Thursday, January 30, 2020

Recipe #3 - Keto Snickerdoodle Custard Ice Cream


Continuing my series of low-carb ice cream recipes (first two here and here), here's one for Snickerdoodle with a custard base. I can't find a record of what I adapted this from, so if anyone recognizes it, please let me know and I'll add an attribution.

This one's a custard base, so it's a bit more work than the Chai Tea (Philly base). That said, it's only an extra 5-10 min. and the creaminess off the egg yolk is totally worth it if that's what you're in the mood for. 

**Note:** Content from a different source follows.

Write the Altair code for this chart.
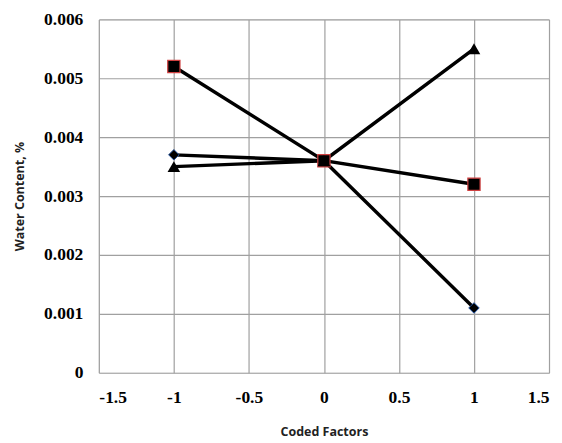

In the recipe below, I give two different options for the stabilizers. If you use the ice cream stabilizer mix, it will stay scoopable even when frozen. If you use the alcohol + xanthan gum, it will freeze solid, but return to an ice cream texture if allowed to warm for 10 min. or so before eating.

Hope you enjoy it,

- QD

Keto Snickerdoodle Frozen Custard

Yield: 6 (3/4 cup)
Author:
prep time: 5 Mcook time: 40 Mtotal time: 45 M
Snickerdoodle ice cream using a custard base

ingredients:

  • 170 g allulose
  • 1 tsp. cinnamon
  • 1 tsp. salt
  • 3 g ice cream stabilizer (can substitute 0.25 tsp xanthan gum + 30 g vodka)
  • 360 g heavy cream
  • 355 g almond milk
  • 4 egg yolks (~80 g)
  • 1 tsp. vanilla

instructions:

How to cook Keto Snickerdoodle Frozen Custard

  1. Set up an ice bath in a large bowl and set aside.
  2. In a saucepan, whisk together allulose, cinnamon, salt, and stabilizer. If replacing the stabilizer with vodka + xanthan gum, don't add them here. Instead add with the vanilla. 
  3. Add cream and almond milk and heat over medium to medium-low heat until the temperature is 170 °F, stirring frequently to prevent scorching.
  4. Using the hot mixture, temper the egg yolks, then return the tempered mixture back to the saucepan and continue heating until ~175 °F and the mixture is thick enough to coat the back of a spoon. 
  5. Strain the thickened mixture through a fine mesh sieve and into a bowl set in an ice bath. This removes lumps and rapidly cools down the mixture to stop further cooking of the eggs.
  6. Refrigerate for at least 4 hours and preferably overnight, then freeze in an ice cream maker according to its instructions

NOTES:

To reduce the calorie content, you can replace part of the heavy cream with additional almond milk (1:1 by weight). I've gone as low as 160 g heavy cream and it's still good, though less rich. Even lower might be possible, but I haven't tried.
Calories
228
Fat (grams)
26
Carbs (grams)
2.3
Fiber (grams)
0.1
Net carbs
2.2
Protein (grams)
3.3
Calculated by adding up macros of the individual ingredients. Allulose not included in the Total or Net carbs.